Y Madrid, de repente, se llenó de familias. Eran y son las mismas que a diario se dan los buenos días en los pasillos del alba y luego se reparten por las ciudades y los mapas, camino del colegio o la oficina, cada cual con su edad y su rutina, y vuelven por las noches a juntarse para un último canje de cansancios y anhelos. Digo que son las mismas, pero también hay otras diferentes, de más entreverada ideología, que esa mañana optaron por quedarse en su casa. Y que estaban, también, como familia, en su propia verdad y en su derecho.
Defender la familia, señalar su importancia, reivindicar el juego de equilibrios en que constantemente se renueva, exigir para ella ayudas y respeto – inclusive en el caso de que sea la cristiana – no es un acto doloso ni ofensivo.
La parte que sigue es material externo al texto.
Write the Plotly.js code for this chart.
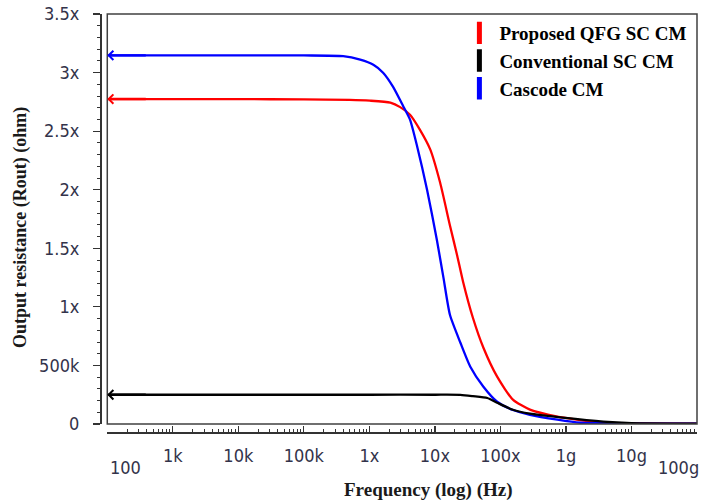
<!DOCTYPE html>
<html>
<head>
<meta charset="utf-8">
<script src="https://cdn.plot.ly/plotly-3.0.1.min.js"></script>
<style>html,body{margin:0;padding:0;background:#fff;}#chart{width:702px;height:501px;}</style>
</head>
<body>
<div id="chart"></div>
<script>
// ---- data (frequency in Hz, resistance in ohm) ----
const seriesNames = ["Proposed QFG SC CM", "Conventional SC CM", "Cascode CM"];
const seriesColors = ["#ff0000", "#000000", "#0000ff"];

const qfgFreq = [1e2, 1e3, 1e4, 1e5, 5.0e5, 1.02e6, 2.09e6, 2.95e6, 4.17e6, 5.89e6, 8.51e6, 1.20e7, 1.70e7, 2.19e7, 2.69e7, 3.80e7, 5.50e7, 8.91e7, 1.55e8, 2.82e8, 7.41e8, 1.48e9, 3.31e9, 1e10, 1e11];
const qfgRout = [2.774e6, 2.774e6, 2.773e6, 2.771e6, 2.767e6, 2.760e6, 2.743e6, 2.705e6, 2.640e6, 2.513e6, 2.342e6, 2.061e6, 1.693e6, 1.437e6, 1.215e6, 0.907e6, 0.651e6, 0.404e6, 0.208e6, 0.123e6, 0.063e6, 0.037e6, 0.011e6, 0.005e6, 0.003e6];

const convFreq = [1e2, 1e4, 1e6, 1e7, 2.45e7, 3.80e7, 6.31e7, 8.91e7, 1.55e8, 2.82e8, 8.91e8, 3.72e9, 1e10, 1e11];
const convRout = [0.250e6, 0.250e6, 0.250e6, 0.250e6, 0.249e6, 0.238e6, 0.222e6, 0.182e6, 0.122e6, 0.088e6, 0.054e6, 0.020e6, 0.008e6, 0.003e6];

const cascFreq = [1e2, 1e3, 1e4, 1e5, 3.98e5, 7.24e5, 1.15e6, 1.62e6, 2.29e6, 3.31e6, 4.17e6, 5.37e6, 7.59e6, 1.07e7, 1.35e7, 1.70e7, 2.45e7, 3.47e7, 5.50e7, 8.91e7, 1.55e8, 2.82e8, 7.41e8, 1.66e9, 1e10, 1e11];
const cascRout = [3.147e6, 3.147e6, 3.147e6, 3.146e6, 3.140e6, 3.110e6, 3.067e6, 2.999e6, 2.880e6, 2.709e6, 2.598e6, 2.367e6, 2.000e6, 1.573e6, 1.250e6, 0.930e6, 0.694e6, 0.489e6, 0.318e6, 0.190e6, 0.120e6, 0.079e6, 0.037e6, 0.011e6, 0.004e6, 0.003e6];

const xTickVals = [1e2, 1e3, 1e4, 1e5, 1e6, 1e7, 1e8, 1e9, 1e10, 1e11];
const xTickText = ["", "1k", "10k", "100k", "1x", "10x", "100x", "1g", "10g", ""];
const xEdgeLabels = ["100", "100g"];
const yTickVals = [0, 5e5, 1e6, 1.5e6, 2e6, 2.5e6, 3e6, 3.5e6];
const yTickText = ["0", "500k", "1x", "1.5x", "2x", "2.5x", "3x", "3.5x"];

const xTitle = "Frequency (log) (Hz)";
const yTitle = "Output resistance (Rout) (ohm)";

// ---- traces ----
const lineW = 2.3;
const mkLine = (c) => ({color: c, width: lineW, shape: "spline", smoothing: 0.6});
const traces = [
  {x: qfgFreq, y: qfgRout, mode: "lines", line: mkLine(seriesColors[0]), showlegend: false, hoverinfo: "skip"},
  {x: cascFreq, y: cascRout, mode: "lines", line: mkLine(seriesColors[2]), showlegend: false, hoverinfo: "skip"},
  {x: convFreq, y: convRout, mode: "lines", line: mkLine(seriesColors[1]), showlegend: false, hoverinfo: "skip"}
];
// legend entries (vertical bar swatches)
seriesNames.forEach((n, i) => {
  traces.push({x: [null], y: [null], mode: "markers", name: n,
    marker: {symbol: "line-ns", size: 16, color: seriesColors[i], line: {color: seriesColors[i], width: 5}}, showlegend: true});
});

const tickFont = {family: "Liberation Sans Narrow, DejaVu Sans Condensed, Arial Narrow, sans-serif", size: 18, color: "#33334a"};
const serifBold = (s) => ({family: "Liberation Serif, Times New Roman, serif", size: s, color: "#1a1a1a"});

// arrows pointing at the left edge for each series
const startVals = [qfgRout[0], convRout[0], cascRout[0]];
const annotations = startVals.map((v, i) => ({
  x: Math.log10(qfgFreq[0]), y: v, xref: "x", yref: "y", text: "",
  showarrow: true, arrowhead: 4, arrowsize: 0.75, arrowwidth: 2.4,
  arrowcolor: seriesColors[i], ax: 40, ay: 0, standoff: 0
}));
annotations.push(
  {x: Math.log10(xTickVals[0]), y: 0, xref: "x", yref: "paper", text: xEdgeLabels[0], showarrow: false,
   xanchor: "left", yanchor: "middle", xshift: 1, yshift: -35, font: tickFont},
  {x: Math.log10(xTickVals[xTickVals.length - 1]), y: 0, xref: "x", yref: "paper", text: xEdgeLabels[1], showarrow: false,
   xanchor: "right", yanchor: "middle", xshift: 4, yshift: -35, font: tickFont},
  {x: 0.551, y: 0, xref: "paper", yref: "paper", text: "<b>" + xTitle + "</b>", showarrow: false,
   xanchor: "center", yanchor: "middle", yshift: -58, font: serifBold(19)},
  {x: -0.134, y: 0.488, xref: "paper", yref: "paper", text: "<b>" + yTitle + "</b>", showarrow: false,
   textangle: -90, xanchor: "center", yanchor: "middle", font: serifBold(18)}
);

const layout = {
  width: 702, height: 501,
  margin: {l: 100, r: 5, t: 14, b: 69, pad: 0},
  paper_bgcolor: "#ffffff", plot_bgcolor: "#ffffff",
  showlegend: true,
  legend: {x: 0.602, xanchor: "left", y: 1.0, yanchor: "top", bgcolor: "rgba(0,0,0,0)",
    font: {family: "Liberation Serif, Times New Roman, serif", size: 19, color: "#000000", weight: "bold"},
    tracegroupgap: 0, itemwidth: 30},
  xaxis: {
    type: "log", range: [2, 11], domain: [0.0122, 1], anchor: "free", position: 0,
    showgrid: false, zeroline: false, showline: true, linecolor: "#333333", linewidth: 1.5,
    ticks: "inside", ticklen: 6, tickwidth: 1.2, tickcolor: "#333333",
    tickmode: "array", tickvals: xTickVals, ticktext: xTickText, tickfont: tickFont,
    ticklabelstandoff: 7,
    minor: {ticks: "inside", ticklen: 3, tickwidth: 1, tickcolor: "#333333", dtick: "D1", showgrid: false}
  },
  yaxis: {
    range: [0, 3.5e6], domain: [0.0191, 1], anchor: "free", position: 0,
    showgrid: false, zeroline: false, showline: true, linecolor: "#333333", linewidth: 1.5,
    ticks: "outside", ticklen: 7, tickwidth: 1.2, tickcolor: "#333333",
    tickmode: "array", tickvals: yTickVals, ticktext: yTickText, tickfont: tickFont,
    ticklabelstandoff: 10,
    minor: {ticks: "outside", ticklen: 3, tickwidth: 1, tickcolor: "#333333", dtick: 1e5, showgrid: false}
  },
  shapes: [{type: "rect", xref: "x domain", yref: "y domain", x0: 0, x1: 1, y0: 0, y1: 1,
    line: {color: "#404040", width: 1.5}, fillcolor: "rgba(0,0,0,0)", layer: "above"}],
  annotations: annotations
};

Plotly.newPlot("chart", traces, layout, {staticPlot: true, displayModeBar: false});
</script>
</body>
</html>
Se trata, a fin de cuentas, de poner muchas cosas en su sitio. No hay día en que unos padres no carguen con sus hijos en los hombros en forma de caricias, facturas, discusiones, amor, parques, paciencia, noches blancas…. Nuestro gobierno, tan sensible a todo, no cree que eso merezca ni una triste portada.
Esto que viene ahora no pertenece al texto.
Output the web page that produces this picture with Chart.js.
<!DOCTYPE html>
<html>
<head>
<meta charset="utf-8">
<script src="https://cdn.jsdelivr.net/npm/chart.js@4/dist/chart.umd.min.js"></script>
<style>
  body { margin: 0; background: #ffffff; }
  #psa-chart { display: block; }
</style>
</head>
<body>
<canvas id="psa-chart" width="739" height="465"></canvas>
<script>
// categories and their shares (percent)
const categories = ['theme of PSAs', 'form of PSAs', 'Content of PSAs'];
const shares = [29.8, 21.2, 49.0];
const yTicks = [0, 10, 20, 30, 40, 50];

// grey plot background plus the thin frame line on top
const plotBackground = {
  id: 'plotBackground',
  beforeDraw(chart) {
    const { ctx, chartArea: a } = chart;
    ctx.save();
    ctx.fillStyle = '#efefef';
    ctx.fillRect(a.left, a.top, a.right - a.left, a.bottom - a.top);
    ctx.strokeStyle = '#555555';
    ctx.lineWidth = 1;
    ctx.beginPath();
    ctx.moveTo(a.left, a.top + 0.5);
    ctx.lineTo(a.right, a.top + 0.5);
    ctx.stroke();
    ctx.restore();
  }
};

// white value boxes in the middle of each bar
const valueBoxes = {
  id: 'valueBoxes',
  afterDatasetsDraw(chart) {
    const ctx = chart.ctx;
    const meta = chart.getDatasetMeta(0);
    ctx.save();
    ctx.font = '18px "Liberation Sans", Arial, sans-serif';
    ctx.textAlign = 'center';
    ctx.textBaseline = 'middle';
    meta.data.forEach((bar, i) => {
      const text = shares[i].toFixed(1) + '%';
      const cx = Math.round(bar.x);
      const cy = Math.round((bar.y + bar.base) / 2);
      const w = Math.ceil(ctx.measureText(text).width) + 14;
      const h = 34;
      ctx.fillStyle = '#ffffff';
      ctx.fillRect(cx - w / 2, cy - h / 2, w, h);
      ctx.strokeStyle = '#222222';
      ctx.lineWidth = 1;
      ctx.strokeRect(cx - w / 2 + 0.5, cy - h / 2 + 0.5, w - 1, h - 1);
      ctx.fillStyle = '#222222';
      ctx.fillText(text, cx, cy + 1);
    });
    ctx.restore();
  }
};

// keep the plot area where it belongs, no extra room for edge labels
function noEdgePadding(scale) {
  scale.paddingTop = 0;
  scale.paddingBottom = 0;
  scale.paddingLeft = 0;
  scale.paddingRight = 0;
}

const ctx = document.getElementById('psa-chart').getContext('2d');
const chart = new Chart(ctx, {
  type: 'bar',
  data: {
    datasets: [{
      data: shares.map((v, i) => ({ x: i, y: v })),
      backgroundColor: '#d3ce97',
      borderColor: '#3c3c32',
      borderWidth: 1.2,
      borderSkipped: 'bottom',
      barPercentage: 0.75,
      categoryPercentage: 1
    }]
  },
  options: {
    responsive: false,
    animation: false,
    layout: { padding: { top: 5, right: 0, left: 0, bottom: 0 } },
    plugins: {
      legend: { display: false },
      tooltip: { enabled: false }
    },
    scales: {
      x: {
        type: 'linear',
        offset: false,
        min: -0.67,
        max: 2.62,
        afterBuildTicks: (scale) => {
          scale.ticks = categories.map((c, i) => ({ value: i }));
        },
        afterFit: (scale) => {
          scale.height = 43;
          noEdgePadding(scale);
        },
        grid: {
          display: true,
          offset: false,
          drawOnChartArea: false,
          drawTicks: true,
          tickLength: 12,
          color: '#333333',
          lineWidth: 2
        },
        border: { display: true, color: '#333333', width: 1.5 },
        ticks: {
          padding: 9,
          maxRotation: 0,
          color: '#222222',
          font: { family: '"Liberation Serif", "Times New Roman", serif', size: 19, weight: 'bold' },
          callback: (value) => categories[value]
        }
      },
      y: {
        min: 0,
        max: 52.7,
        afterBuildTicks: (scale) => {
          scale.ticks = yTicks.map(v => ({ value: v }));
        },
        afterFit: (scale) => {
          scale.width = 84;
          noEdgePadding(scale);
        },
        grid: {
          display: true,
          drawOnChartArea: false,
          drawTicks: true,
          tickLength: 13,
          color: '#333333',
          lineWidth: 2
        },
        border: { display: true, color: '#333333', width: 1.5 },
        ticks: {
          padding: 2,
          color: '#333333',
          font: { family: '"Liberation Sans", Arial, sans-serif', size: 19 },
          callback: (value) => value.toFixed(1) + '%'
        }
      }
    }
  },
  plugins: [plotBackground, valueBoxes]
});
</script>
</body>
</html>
Lo extraño es que uno tenga que mostrar lo evidente. La familia es el eje y el origen de nuestra evolución asociativa, de la conservación de nuestra especie, de todo lo que somos y alcanzamos, y el lugar donde siempre regresamos a curarnos del tiempo y sus heridas. Es una institución tan poderosa, que de cuantos embates ha sufrido, no conserva ni el miedo ni la huella. Quizás porque en sí misma es algo indestructible. Hasta el punto, señores, que presiento que uno sólo se muere cuando una voz te dice que ha llegado el momento de reunirse con ella.